▸ **YOUR TASK**
The entries below contain a line with "Recreate this image" and a line with "fontsize=13, fontweight='bold', labelpad=7)". Retype exactly everything from the first down to the second, both included, and nothing else.

──────── DATA SHOWN ────────

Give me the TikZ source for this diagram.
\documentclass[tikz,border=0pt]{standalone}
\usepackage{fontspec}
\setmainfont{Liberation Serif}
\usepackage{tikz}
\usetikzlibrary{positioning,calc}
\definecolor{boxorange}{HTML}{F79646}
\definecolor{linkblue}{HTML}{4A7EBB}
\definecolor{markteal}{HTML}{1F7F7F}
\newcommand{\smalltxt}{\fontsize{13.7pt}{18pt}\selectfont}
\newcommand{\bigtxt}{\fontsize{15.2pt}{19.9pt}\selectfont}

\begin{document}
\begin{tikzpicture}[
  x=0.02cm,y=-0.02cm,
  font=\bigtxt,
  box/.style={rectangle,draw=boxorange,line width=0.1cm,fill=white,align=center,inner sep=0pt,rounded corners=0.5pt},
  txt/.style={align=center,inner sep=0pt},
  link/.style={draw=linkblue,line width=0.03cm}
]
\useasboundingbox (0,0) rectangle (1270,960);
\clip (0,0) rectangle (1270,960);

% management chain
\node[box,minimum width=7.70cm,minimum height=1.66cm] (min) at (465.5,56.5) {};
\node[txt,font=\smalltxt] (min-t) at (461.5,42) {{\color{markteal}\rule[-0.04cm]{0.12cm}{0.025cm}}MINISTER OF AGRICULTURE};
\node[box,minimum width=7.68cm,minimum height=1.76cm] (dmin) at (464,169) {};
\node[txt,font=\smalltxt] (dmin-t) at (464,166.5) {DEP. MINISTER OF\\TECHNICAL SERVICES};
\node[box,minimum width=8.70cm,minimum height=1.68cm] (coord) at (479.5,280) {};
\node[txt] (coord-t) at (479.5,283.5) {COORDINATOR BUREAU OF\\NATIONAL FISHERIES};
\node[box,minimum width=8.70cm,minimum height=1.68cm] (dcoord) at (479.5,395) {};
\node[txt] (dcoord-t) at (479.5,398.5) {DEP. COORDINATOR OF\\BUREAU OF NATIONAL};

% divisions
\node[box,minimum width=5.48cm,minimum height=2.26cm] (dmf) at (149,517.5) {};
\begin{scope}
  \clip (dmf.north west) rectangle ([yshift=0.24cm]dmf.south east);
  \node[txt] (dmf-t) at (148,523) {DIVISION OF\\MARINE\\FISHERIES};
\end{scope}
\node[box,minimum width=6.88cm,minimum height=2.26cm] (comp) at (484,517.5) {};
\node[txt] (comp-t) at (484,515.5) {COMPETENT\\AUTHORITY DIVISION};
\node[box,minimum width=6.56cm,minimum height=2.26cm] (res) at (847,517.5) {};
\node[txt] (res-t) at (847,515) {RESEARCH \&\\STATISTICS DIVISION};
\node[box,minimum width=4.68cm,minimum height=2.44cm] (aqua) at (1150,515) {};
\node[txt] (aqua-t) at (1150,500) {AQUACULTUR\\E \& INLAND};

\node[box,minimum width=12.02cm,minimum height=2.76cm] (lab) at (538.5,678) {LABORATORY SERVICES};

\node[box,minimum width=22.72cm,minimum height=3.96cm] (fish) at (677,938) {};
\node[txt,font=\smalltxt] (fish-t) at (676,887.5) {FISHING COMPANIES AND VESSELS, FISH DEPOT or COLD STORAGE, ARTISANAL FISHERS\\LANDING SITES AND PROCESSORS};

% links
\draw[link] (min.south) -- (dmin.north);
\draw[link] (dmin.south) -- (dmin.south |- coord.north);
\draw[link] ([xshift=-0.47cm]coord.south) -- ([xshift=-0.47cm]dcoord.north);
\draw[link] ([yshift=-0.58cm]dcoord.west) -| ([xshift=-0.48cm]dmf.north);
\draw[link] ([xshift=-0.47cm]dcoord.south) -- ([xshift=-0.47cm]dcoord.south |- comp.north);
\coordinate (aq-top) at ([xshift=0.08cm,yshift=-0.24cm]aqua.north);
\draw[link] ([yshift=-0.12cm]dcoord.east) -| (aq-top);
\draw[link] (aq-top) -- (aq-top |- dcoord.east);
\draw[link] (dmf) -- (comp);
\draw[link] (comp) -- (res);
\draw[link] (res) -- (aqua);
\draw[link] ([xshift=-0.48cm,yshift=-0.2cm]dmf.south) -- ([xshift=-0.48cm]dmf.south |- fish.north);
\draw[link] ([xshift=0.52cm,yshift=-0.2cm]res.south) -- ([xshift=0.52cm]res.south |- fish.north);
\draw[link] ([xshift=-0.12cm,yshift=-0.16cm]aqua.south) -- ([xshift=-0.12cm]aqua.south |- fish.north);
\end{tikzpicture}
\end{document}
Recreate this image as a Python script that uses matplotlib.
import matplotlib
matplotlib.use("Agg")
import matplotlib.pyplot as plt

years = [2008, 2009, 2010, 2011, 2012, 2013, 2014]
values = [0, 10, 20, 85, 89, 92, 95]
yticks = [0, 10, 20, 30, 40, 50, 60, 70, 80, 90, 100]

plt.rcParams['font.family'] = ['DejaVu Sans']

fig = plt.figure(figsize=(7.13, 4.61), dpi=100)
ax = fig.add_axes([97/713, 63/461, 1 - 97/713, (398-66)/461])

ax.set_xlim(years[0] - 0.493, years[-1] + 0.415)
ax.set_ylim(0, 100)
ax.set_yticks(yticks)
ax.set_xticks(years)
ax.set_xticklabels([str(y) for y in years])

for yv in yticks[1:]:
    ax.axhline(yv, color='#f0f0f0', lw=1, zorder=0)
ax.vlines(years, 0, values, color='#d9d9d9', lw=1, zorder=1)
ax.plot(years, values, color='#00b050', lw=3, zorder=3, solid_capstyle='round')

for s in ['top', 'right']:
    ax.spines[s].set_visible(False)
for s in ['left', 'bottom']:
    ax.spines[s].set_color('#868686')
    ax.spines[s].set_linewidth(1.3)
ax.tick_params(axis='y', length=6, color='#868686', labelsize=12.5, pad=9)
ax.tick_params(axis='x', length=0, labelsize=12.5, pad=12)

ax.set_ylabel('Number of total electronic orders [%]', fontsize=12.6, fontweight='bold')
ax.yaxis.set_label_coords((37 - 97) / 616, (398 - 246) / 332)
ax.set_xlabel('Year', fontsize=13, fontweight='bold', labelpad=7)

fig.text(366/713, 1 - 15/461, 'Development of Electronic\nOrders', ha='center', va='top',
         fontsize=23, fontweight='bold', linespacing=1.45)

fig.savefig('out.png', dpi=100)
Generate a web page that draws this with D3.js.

────────

▸ **CORRECT RESULT**
Recreate this image as a Python script that uses matplotlib.
import matplotlib
matplotlib.use("Agg")
import matplotlib.pyplot as plt

years = [2008, 2009, 2010, 2011, 2012, 2013, 2014]
values = [0, 10, 20, 85, 89, 92, 95]
yticks = [0, 10, 20, 30, 40, 50, 60, 70, 80, 90, 100]

plt.rcParams['font.family'] = ['DejaVu Sans']

fig = plt.figure(figsize=(7.13, 4.61), dpi=100)
ax = fig.add_axes([97/713, 63/461, 1 - 97/713, (398-66)/461])

ax.set_xlim(years[0] - 0.493, years[-1] + 0.415)
ax.set_ylim(0, 100)
ax.set_yticks(yticks)
ax.set_xticks(years)
ax.set_xticklabels([str(y) for y in years])

for yv in yticks[1:]:
    ax.axhline(yv, color='#f0f0f0', lw=1, zorder=0)
ax.vlines(years, 0, values, color='#d9d9d9', lw=1, zorder=1)
ax.plot(years, values, color='#00b050', lw=3, zorder=3, solid_capstyle='round')

for s in ['top', 'right']:
    ax.spines[s].set_visible(False)
for s in ['left', 'bottom']:
    ax.spines[s].set_color('#868686')
    ax.spines[s].set_linewidth(1.3)
ax.tick_params(axis='y', length=6, color='#868686', labelsize=12.5, pad=9)
ax.tick_params(axis='x', length=0, labelsize=12.5, pad=12)

ax.set_ylabel('Number of total electronic orders [%]', fontsize=12.6, fontweight='bold')
ax.yaxis.set_label_coords((37 - 97) / 616, (398 - 246) / 332)
ax.set_xlabel('Year', fontsize=13, fontweight='bold', labelpad=7)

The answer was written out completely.